Text(0.5, 1.0, 'Log likelihood as a function of $\\hat{\\mu_0}$')

## Expectation Maximization

**E-step**: Compute responsibilities
$$
\gamma(z_{nk}) = p(z_{nk} = 1 \lvert x_n, \mathbf{\theta}) = \frac{\pi_k \mathcal{N}(x_n \lvert \mu_k^{\text{old}} , \sigma_k^{2~\text{old}})}{\sum\limits_j^K \pi_j \mathcal{N}(x_n \lvert \mu_j^{\text{old}}, \sigma_j^{2~\text{old}})}
$$

**M-step**: Maximize complete-data log likelihood w.r.t. parameters

$$
\mu_k^{\text{new}} = \frac{1}{N_k} \sum\limits_{n=1}^N \gamma(z_{nk}) x_n \\
\sigma_k^{2~\text{new}} = \frac{1}{N_k} \sum\limits_{n=1}^N  \gamma(z_{nk}) (x_n - \mu_k)^2 \\
\pi_k^{\text{new}} = \frac{N_k}{N}
$$

where
$$
N_k = \sum\limits_{n=1}^N \gamma(z_{nk})
$$

In [6]:
def expectation_maximization(x, theta, max_iterations=50, show_steps=[0, 1, 2, 3, 10, 20]):
    # Destruct theta
    mus, stds, pis = theta
    
    num_samples = len(x)
    num_classes = len(mus)
    
    num_rows = int(np.ceil(len(show_steps) / 2))
    fig, axes = plt.subplots(num_rows, 2, figsize=(9, 4 * num_rows))
    fig.subplots_adjust(left=0.05, right=0.99, bottom=0.05, top=0.95)
    next_ax_idx = 0
    
    for i in range(max_iterations):
        # Keep track of previous parameters to check for convergence
        previous_theta = theta
        
        # E-step: Maximize the lower bound w.r.t. q(Z) while holding the parameters theta fixed.
        # Compute responsibilities
        responsibilities = np.zeros((num_samples, num_classes), dtype=np.float64)
        for k in range(num_classes):
            responsibilities[:, k] = pis[k] * stats.norm.pdf(x, mus[k], stds[k])

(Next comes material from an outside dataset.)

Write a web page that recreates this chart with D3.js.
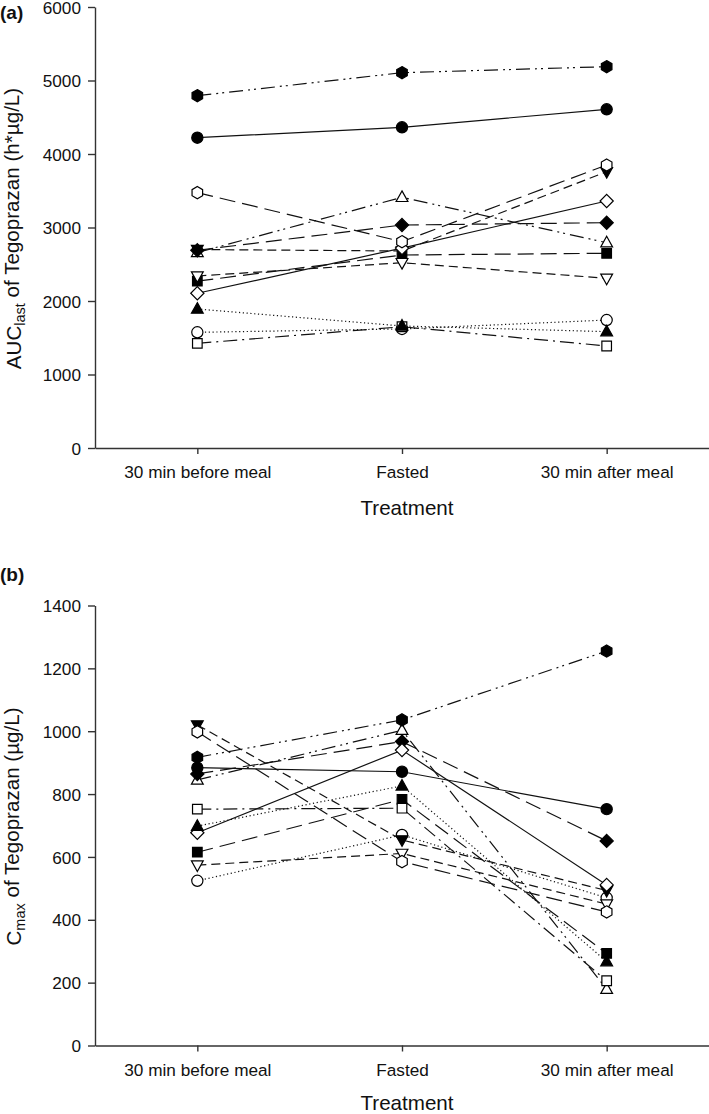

        # Normalize responsibilities
        responsibilities /= np.sum(responsibilities, axis=1, keepdims=True)

        # After the E-step, compute the lower bound
        # Plot the marginal likelihood and the lower bound as a function of the parameters
        if i in show_steps:
            ax = axes[next_ax_idx // 2, next_ax_idx % 2]
            plot_likelihood_lower_bound(x, theta, responsibilities, ax=ax)
            ax.set_title("Step {:d}, log likelihood $\ln p(\mathbf{{x}} | \mathbf{{\\theta}}^{{old}}) = {:4.3f}$".format(i, log_likelihood(x, theta)))
            next_ax_idx += 1
        
        # M-step: Maximize the lower bound w.r.t. the parameters theta while holding q(Z) fixed.
        N_k = np.sum(responsibilities, axis=0)
        mus = np.sum(responsibilities * x[:, None], axis=0) / N_k
        stds = np.sqrt(np.sum(responsibilities * (x[:, None] - mus) ** 2, axis=0) / N_k)
        pis = N_k / num_samples
        
        # Evaluate the log likelihood
        theta = (mus, stds, pis)
        
        if np.allclose(theta, previous_theta):
            return theta
    
    return theta


initial_theta = (np.array([-1., class_mus[1]]), # Class means
                 class_sigmas, # Class standard deviations
                 np.array([0.5, 0.5])) # Mixture coefficients

theta_hat = expectation_maximization(x, initial_theta)

<IPython.core.display.Javascript object>

The figures illustrate the the log marginal likelihood (blue curve) and the lower bound (orange curve). Each E-step computes a lower bound that is tangential to the log marginal likelihood at the current set of parameters (dashed vertical line). The M-step updates the paramters to maximize the lower bound (dotted vertical line).